I’m thrilled to report that even though in the calendar’s opinion, they’re real old, they’re both still kicking butt. Dad plays tennis once a week and still knows who I am, and my cat still runs when he hears the can opener.

They are also excellent reminders: When it comes to the creatures you love and the things you love and the life you love, what on earth could possibly be more important than soaking them up right now while you still have the opportunity?

If it’s something you want to do, don’t wait until you’re less busy or richer or “ready” or twenty pounds lighter. Start right now. You’ll never be this young again.

If it’s the people you love, visit them as often as possible. Act as if every time you see them will be the last. If they bug you sometimes, love them anyway. If you’ve got differences, get over them. Don’t get so tangled up in the stupid little stuff that you miss out on enjoying the people who have part-ownership of your heart.

If you’re not where you want to be in life, keep going. Treat yourself like you’re the closest friend you’ve got. Celebrate the magnificent creature that you are. Don’t let anyone mess with you and your dreams, least of all yourself.

Your life is happening right now. Do not snooze and lose.

LOVE YOURSELF

While you’ve still got the chance.

PART 5:
HOW TO KICK SOME ASS

CHAPTER 23:

THE ALMIGHTY DECISION

Until one is committed, there is hesitancy, the chance to draw back, always ineffectiveness. The moment one definitely commits oneself, then providence moves too.
—W.H. Murray; explorer, mountain climber, committer

The story goes that when Henry Ford first came up with the idea for his V-8 motor, he wanted the engine to have all eight cylinders cast in one block. I have no idea what that means, but apparently it was a tall order because his team of engineers was like, “Bitch, you crazy!” He told them to do it anyway, and off they grumbled to toil away at it, only to come back and inform him that it was impossible.

Upon hearing this news, Ford told them to keep at it, no matter
how long it took. He was all, “I don’t want to see your faces until you bring me what I want,” and they were all, “We just proved it can’t be done,” and he was all, “It can be done and it will be done,” and they were all, “Can not,” and he was all, “Can so,” and they were all, “No way,” and he was all, “Way,” so off they went again, this time for a whole year, and . . . nothing.

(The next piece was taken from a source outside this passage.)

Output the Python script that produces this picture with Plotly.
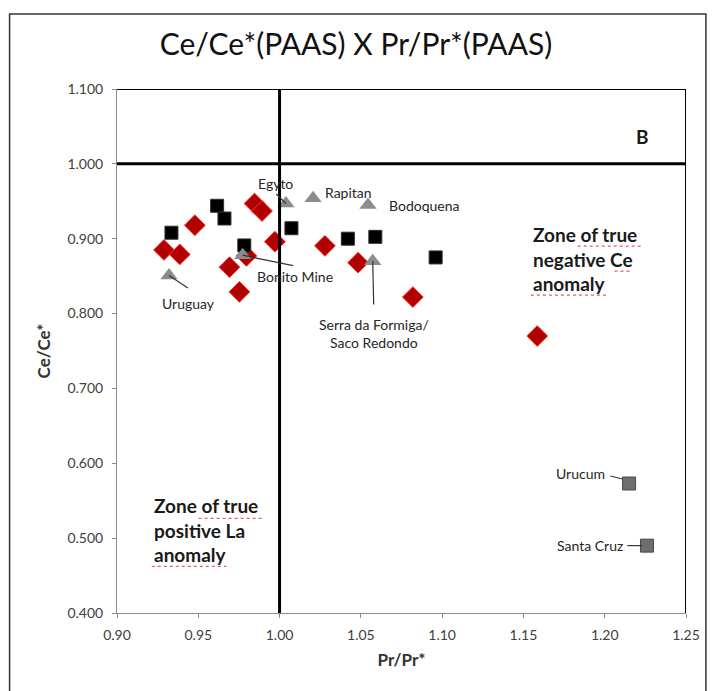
import plotly.graph_objects as go

# ---- data ----
sq_x = [0.9616, 0.9661, 0.9335, 0.9783, 1.0073, 1.042, 1.0589, 1.096]
sq_y = [0.944, 0.927, 0.908, 0.891, 0.914, 0.900, 0.9025, 0.875]

dia_x = [0.9846, 0.9892, 0.9479, 0.9289, 0.9386, 0.9971, 1.0279, 0.9692, 1.0483, 0.9753, 1.082, 0.9796, 1.1585]
dia_y = [0.947, 0.937, 0.918, 0.885, 0.879, 0.896, 0.8905, 0.862, 0.868, 0.829, 0.822, 0.877, 0.770]

tri_names = ["Egyto", "Rapitan", "Bodoquena", "Bonito Mine", "Uruguay", "Serra da Formiga/<br>Saco Redondo"]
tri_x = [1.0039, 1.0206, 1.0544, 0.9773, 0.932, 1.0573]
tri_y = [0.947, 0.954, 0.945, 0.878, 0.851, 0.870]

gsq_names = ["Urucum", "Santa Cruz"]
gsq_x = [1.215, 1.226]
gsq_y = [0.573, 0.490]

x_ticks = [0.90, 0.95, 1.00, 1.05, 1.10, 1.15, 1.20, 1.25]
y_ticks = [0.4, 0.5, 0.6, 0.7, 0.8, 0.9, 1.0, 1.1]

FONT = "Lato"

fig = go.Figure()
fig.add_trace(go.Scatter(x=dia_x, y=dia_y, mode="markers",
                         marker=dict(symbol="diamond", size=16, color="#B00000",
                                     line=dict(color="#FF3030", width=1))))
fig.add_trace(go.Scatter(x=sq_x, y=sq_y, mode="markers",
                         marker=dict(symbol="square", size=13, color="#000000",
                                     line=dict(color="#303030", width=1))))
fig.add_trace(go.Scatter(x=tri_x, y=tri_y, mode="markers",
                         marker=dict(symbol="triangle-up", size=15, color="#8C8C8C",
                                     line=dict(width=0))))
fig.add_trace(go.Scatter(x=gsq_x, y=gsq_y, mode="markers",
                         marker=dict(symbol="square", size=13, color="#6E6E6E",
                                     line=dict(color="#4A4A4A", width=1))))

shapes = []
# reference lines
shapes.append(dict(type="line", xref="x", yref="y", x0=1.0, x1=1.0, y0=0.4, y1=1.1,
                   line=dict(color="black", width=3)))
shapes.append(dict(type="line", xref="x", yref="y", x0=0.9, x1=1.25, y0=1.0, y1=1.0,
                   line=dict(color="black", width=3)))
# top & right frame
shapes.append(dict(type="line", xref="x", yref="y", x0=0.9, x1=1.25, y0=1.1, y1=1.1,
                   line=dict(color="black", width=2)))
shapes.append(dict(type="line", xref="x", yref="y", x0=1.25, x1=1.25, y0=0.4, y1=1.1,
                   line=dict(color="black", width=2)))
# outer chart border
shapes.append(dict(type="rect", xref="paper", yref="paper", x0=-0.1888, x1=1.035, y0=-0.3, y1=1.143,
                   line=dict(color="#333333", width=1.5), layer="below"))

# leader lines (label end -> point)
leaders = [
    (0, 0.9979, 0.960),   # Egyto
    (3, 1.0083, 0.864),   # Bonito Mine
    (4, 0.9436, 0.834),   # Uruguay
    (5, 1.0579, 0.812),   # Serra
]
for i, lx, ly in leaders:
    shapes.append(dict(type="line", xref="x", yref="y", x0=lx, y0=ly, x1=tri_x[i], y1=tri_y[i],
                       line=dict(color="#333333", width=1.2)))
shapes.append(dict(type="line", xref="x", yref="y", x0=1.2035, y0=0.583, x1=gsq_x[0] - 0.004, y1=0.579,
                   line=dict(color="#333333", width=1.2)))
shapes.append(dict(type="line", xref="x", yref="y", x0=1.2139, y0=gsq_y[1], x1=gsq_x[1] - 0.003, y1=gsq_y[1],
                   line=dict(color="#333333", width=1.2)))

# spell-check style red underlines under zone texts
squiggles = [
    (1.1834, 1.2231, 0.8901), (1.2060, 1.2158, 0.8567), (1.1546, 1.2011, 0.8246),
    (0.9502, 0.9893, 0.5265), (0.9214, 0.9673, 0.4623),
]
for x0, x1, yy in squiggles:
    shapes.append(dict(type="line", xref="x", yref="y", x0=x0, x1=x1, y0=yy, y1=yy,
                       line=dict(color="#E06060", width=1.3, dash="dot")))

lab_font = dict(family=FONT, size=14, color="#262626")
ann = []
ann.append(dict(x=0.9973, y=0.9743, text=tri_names[0], showarrow=False, font=lab_font))
ann.append(dict(x=1.0269, y=0.9623, text=tri_names[1], showarrow=False, font=lab_font, xanchor="left"))
ann.append(dict(x=1.066, y=0.945, text=tri_names[2], showarrow=False, font=lab_font, xanchor="left"))
ann.append(dict(x=1.0095, y=0.850, text=tri_names[3], showarrow=False, font=lab_font))
ann.append(dict(x=0.944, y=0.814, text=tri_names[4], showarrow=False, font=lab_font))
ann.append(dict(x=1.0579, y=0.774, text=tri_names[5], showarrow=False, font=lab_font))
ann.append(dict(x=1.2017, y=0.586, text=gsq_names[0], showarrow=False, font=lab_font, xanchor="right"))
ann.append(dict(x=1.2127, y=0.490, text=gsq_names[1], showarrow=False, font=lab_font, xanchor="right"))

zone_font = dict(family=FONT, size=19, color="#1a1a1a")
ann.append(dict(x=1.1546, y=0.873, text="<b>Zone of true<br>negative Ce<br>anomaly</b>", showarrow=False,
                font=zone_font, xanchor="left", align="left"))
ann.append(dict(x=0.9216, y=0.5104, text="<b>Zone of true<br>positive La<br>anomaly</b>", showarrow=False,
                font=zone_font, xanchor="left", align="left"))
ann.append(dict(x=1.223, y=1.036, text="<b>B</b>", showarrow=False,
                font=dict(family=FONT, size=19, color="#1a1a1a")))

fig.update_layout(
    width=712, height=691,
    margin=dict(l=117, r=23, t=89, b=78),
    paper_bgcolor="white", plot_bgcolor="white",
    showlegend=False,
    title=dict(text="Ce/Ce*(PAAS) X Pr/Pr*(PAAS)", x=0.5, xanchor="center", y=0.935, yanchor="middle",
               font=dict(family=FONT, size=30, color="#111111")),
    shapes=shapes, annotations=ann,
    xaxis=dict(range=[0.9, 1.25], tickvals=x_ticks, ticktext=[f"{v:.2f}" for v in x_ticks],
               showgrid=False, zeroline=False, showline=True, linecolor="#8C8C8C", linewidth=1,
               ticks="outside", ticklen=4, tickcolor="#8C8C8C", ticklabelstandoff=5,
               tickfont=dict(family=FONT, size=14, color="#404040"),
               title=dict(text="<b>Pr/Pr*</b>", font=dict(family=FONT, size=17, color="#333333"), standoff=12)),
    yaxis=dict(range=[0.4, 1.1], tickvals=y_ticks, ticktext=[f"{v:.3f}" for v in y_ticks],
               showgrid=False, zeroline=False, showline=True, linecolor="#8C8C8C", linewidth=1,
               ticks="outside", ticklen=4, tickcolor="#8C8C8C", ticklabelstandoff=6,
               tickfont=dict(family=FONT, size=14, color="#404040"),
               title=dict(text="<b>Ce/Ce*</b>", font=dict(family=FONT, size=17, color="#333333"), standoff=12)),
)

fig.write_html("out.html")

So they go back to Ford and there’s lots of tears and finger-pointing and hair pulling and Ford sends them off
again
, and tells them it will be done
again
and then, in the lab, somewhere between folding origami swans out of their notes and making fart noises every time someone mentions the word “Ford,” his engineers do the impossible. They discover how to make his eight-cylinder engine block.

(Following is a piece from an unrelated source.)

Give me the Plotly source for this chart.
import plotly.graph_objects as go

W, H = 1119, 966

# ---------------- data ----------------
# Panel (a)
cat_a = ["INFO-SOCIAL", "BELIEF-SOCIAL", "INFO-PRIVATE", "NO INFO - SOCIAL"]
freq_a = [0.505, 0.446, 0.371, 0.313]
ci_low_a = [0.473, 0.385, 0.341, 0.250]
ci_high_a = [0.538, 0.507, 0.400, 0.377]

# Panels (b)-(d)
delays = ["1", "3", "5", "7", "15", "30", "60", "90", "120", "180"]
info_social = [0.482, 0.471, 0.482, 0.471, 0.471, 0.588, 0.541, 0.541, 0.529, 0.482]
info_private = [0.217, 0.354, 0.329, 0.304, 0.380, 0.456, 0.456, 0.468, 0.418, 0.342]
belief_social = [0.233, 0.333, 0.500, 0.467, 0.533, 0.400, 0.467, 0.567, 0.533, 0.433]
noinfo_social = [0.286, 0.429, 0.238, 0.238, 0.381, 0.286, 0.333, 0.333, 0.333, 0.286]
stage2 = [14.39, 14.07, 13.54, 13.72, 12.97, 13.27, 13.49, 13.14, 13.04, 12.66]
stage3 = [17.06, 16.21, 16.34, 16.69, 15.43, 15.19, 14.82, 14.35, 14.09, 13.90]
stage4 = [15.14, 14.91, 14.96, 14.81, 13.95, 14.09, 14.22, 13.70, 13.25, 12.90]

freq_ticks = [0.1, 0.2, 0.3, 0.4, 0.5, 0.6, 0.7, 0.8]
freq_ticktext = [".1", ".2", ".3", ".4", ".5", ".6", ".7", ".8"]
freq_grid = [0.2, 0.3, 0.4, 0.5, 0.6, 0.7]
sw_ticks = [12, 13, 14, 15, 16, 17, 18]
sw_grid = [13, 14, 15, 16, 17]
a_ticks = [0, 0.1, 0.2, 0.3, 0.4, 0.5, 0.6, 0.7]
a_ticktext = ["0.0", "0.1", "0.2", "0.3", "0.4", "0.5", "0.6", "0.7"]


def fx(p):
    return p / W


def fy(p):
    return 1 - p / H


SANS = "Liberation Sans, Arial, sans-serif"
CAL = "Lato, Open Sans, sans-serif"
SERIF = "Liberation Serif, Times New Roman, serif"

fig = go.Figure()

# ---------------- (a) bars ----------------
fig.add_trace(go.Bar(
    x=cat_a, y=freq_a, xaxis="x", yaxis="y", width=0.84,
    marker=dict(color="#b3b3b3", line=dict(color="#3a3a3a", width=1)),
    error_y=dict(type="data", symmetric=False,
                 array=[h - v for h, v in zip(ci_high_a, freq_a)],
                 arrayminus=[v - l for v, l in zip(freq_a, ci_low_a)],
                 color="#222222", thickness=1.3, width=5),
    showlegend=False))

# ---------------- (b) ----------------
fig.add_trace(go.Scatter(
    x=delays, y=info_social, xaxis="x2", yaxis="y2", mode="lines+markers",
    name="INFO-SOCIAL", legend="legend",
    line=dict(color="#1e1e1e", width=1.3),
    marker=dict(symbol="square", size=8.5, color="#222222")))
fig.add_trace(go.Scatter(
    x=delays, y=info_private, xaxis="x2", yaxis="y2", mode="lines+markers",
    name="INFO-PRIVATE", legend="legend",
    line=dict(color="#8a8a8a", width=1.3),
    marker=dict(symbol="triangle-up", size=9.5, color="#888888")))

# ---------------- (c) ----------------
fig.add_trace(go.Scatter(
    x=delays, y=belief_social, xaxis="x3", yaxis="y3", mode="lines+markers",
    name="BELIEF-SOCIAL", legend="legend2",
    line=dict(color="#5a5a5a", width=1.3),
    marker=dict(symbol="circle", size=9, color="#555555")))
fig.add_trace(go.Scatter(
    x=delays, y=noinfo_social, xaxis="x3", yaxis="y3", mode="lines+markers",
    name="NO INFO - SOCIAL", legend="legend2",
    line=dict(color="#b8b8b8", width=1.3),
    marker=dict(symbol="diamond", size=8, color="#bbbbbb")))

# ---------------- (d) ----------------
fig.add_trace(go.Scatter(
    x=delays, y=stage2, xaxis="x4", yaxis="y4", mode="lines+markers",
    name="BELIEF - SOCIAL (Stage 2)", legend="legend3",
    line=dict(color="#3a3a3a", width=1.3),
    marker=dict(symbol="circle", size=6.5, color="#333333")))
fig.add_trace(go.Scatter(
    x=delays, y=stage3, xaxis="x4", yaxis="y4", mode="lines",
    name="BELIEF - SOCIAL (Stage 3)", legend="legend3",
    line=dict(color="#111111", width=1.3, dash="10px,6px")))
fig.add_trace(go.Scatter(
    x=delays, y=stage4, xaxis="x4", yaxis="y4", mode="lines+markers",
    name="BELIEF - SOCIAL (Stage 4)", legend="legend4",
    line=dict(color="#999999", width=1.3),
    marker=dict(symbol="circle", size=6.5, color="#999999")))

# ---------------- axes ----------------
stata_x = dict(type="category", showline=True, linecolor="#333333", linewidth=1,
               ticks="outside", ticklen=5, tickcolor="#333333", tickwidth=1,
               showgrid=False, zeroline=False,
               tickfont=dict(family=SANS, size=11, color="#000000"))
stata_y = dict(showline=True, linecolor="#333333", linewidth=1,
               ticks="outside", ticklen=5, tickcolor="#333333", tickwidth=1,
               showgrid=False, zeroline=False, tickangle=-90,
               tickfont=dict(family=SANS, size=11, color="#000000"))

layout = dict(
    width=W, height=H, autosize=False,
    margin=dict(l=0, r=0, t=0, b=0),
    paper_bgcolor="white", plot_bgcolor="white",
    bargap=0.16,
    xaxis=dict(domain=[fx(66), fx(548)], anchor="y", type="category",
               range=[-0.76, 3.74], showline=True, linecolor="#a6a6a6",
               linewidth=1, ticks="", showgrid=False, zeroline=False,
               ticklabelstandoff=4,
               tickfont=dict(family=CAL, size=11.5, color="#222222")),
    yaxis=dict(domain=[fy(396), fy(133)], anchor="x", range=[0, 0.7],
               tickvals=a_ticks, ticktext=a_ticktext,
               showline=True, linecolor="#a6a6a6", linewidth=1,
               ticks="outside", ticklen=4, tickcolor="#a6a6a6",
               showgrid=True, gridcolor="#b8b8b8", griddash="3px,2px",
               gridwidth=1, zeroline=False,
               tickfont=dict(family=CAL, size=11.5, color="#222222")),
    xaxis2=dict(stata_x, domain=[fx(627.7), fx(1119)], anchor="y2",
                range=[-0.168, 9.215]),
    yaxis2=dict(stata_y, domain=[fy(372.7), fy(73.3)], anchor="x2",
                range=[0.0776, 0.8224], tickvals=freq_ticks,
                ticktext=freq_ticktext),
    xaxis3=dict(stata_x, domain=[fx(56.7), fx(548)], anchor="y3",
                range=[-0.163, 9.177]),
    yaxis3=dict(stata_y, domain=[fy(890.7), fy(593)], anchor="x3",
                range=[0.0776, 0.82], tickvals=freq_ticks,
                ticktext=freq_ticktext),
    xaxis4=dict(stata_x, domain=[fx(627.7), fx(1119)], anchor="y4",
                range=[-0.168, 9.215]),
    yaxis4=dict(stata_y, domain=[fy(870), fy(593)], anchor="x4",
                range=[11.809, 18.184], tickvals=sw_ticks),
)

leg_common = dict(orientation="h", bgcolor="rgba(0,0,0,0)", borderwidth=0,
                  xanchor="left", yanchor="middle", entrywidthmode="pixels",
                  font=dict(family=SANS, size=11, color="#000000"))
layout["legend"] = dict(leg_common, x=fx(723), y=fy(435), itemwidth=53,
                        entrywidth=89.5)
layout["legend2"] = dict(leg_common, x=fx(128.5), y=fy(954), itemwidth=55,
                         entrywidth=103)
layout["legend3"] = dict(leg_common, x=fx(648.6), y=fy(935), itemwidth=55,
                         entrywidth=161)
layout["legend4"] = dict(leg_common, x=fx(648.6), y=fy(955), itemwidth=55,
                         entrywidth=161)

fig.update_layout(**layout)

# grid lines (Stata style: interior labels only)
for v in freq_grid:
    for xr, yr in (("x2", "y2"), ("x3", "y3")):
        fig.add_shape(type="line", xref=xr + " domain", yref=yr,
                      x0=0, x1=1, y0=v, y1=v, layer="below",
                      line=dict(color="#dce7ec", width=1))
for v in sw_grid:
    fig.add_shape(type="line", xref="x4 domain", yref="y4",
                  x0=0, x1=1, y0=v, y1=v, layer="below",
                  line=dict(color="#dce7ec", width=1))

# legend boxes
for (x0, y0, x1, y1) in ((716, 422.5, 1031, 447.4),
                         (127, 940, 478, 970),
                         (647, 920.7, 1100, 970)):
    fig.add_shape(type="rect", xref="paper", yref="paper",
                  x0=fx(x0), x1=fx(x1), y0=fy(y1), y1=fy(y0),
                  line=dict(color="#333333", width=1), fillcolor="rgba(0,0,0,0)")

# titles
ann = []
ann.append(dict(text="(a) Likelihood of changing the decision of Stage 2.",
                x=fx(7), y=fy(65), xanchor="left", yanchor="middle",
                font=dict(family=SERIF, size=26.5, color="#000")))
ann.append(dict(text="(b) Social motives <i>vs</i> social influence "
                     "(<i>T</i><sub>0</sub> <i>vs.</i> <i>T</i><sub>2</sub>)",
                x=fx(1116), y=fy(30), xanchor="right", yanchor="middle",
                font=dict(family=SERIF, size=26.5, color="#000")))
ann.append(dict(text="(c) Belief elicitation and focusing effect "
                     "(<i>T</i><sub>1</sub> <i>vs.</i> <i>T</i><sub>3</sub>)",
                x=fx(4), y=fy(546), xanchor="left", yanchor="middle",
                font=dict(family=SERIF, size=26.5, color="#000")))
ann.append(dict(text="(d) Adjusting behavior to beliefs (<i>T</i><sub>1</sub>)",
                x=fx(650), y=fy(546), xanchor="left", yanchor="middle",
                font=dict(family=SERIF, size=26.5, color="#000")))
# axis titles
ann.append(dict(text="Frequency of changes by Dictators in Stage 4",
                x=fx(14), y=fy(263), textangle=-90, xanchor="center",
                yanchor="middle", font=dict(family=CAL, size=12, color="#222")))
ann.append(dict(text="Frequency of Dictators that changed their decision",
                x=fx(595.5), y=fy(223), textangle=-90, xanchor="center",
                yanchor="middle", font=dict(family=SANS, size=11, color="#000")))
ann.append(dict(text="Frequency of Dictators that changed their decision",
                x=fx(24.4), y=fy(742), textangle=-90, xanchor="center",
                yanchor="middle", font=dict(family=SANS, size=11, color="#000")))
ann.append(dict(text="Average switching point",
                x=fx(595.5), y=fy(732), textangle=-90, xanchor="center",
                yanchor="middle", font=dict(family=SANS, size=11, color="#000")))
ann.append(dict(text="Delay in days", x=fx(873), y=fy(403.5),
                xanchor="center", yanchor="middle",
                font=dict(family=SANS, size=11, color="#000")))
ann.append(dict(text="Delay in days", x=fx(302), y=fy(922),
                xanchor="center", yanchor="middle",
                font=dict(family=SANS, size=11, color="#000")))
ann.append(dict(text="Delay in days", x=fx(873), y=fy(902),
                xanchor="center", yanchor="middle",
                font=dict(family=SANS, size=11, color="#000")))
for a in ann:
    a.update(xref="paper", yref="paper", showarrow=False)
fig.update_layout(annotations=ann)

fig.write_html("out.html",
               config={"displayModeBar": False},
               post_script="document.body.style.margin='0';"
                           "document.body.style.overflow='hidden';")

This is what it means to make a decision
for reals.

When you make a no-nonsense decision, you sign up fully and keep moving toward your goal, regardless of what’s flung in your path. And stuff will most definitely get flung, which is why making the decision is so crucial—this shit is not for sissies. The moment it gets hard or expensive or puts you at risk of looking like a moron, if you haven’t made the decision, you’ll quit. If it wasn’t uncomfortable, everyone would be out there all in love with their fabulous lives.

So often, we pretend we’ve made a decision, when what we’ve really done is signed up to try until it gets too uncomfortable.

Henry Ford didn’t even make it past the sixth grade and there he was, bossing around a bunch of the world’s biggest engineering smarty-pants, setting himself up to look like a total idiot by spending large amounts of money and time on the proven impossible.

Ford was determined. And he trusted his gut and his vision more than the small thinking of others. He’d made the decision that he would have his engine the way he would have it and nothing was going to stop him.

This is why the decision is so important. If you had an idea and had to go up against a roomful of people who “knew better” than you did, and demand they do what you say in spite of all the proof they had against you, would you stick to your guns? Or if you needed tens of thousands of dollars to start your new business, and the only person you could think of to ask was your scary, rich uncle who never remembered who you were even though you saw him every Christmas, would you ask him for it? Or if you were sick of feeling fat and unsexy and out of shape and the only time you could make it to the gym was at 5 a.m. on freezing winter mornings when you were all snuggly in bed, would you go? If you made the
decision
that you were going to reach your goals, you would do whatever it took. If you merely wanted to, but hadn’t made the firm decision to, you’d roll over and begin convincing yourself that your life is fine just the way it is.

This is where being connected to your desire and Source Energy, and having an unshakable belief in the not-yet seen, is so critical. There are plenty of times when we get a brilliant idea and it temporarily fails or it pushes us into unfamiliar territory. If we don’t have a strong connection to the truth—we live in an abundant Universe, we are awesome, glorious and tear-jerkingly lovable, etc.—a blazing desire, and an unflinching belief in our own vision before it’s manifested, we’ll fall prey to our own fears and everyone else’s fears that it’s not possible and give up, instead of course-correcting or pushing on through and bringing it to life. As Winston Churchill so aptly explained, “Success consists of going from failure to failure without loss of enthusiasm.”

Nobody gets to the top of the mountain without falling on his face over and over again.

By the way, back when Henry Ford insisted to a roomful of annoyed engineers that his V-8 engine could be built the way he envisioned it, it was after he’d already gone bankrupt in his first attempt at creating an automobile empire. So at that time, he already had plenty of
proof
that he was capable of failing on a massive scale, but his faith in himself and his vision was so strong that he stuck with it, in spite of all the evidence around him that pointed to “big fat loser,” and became one of the must successful entrepreneurs of all time.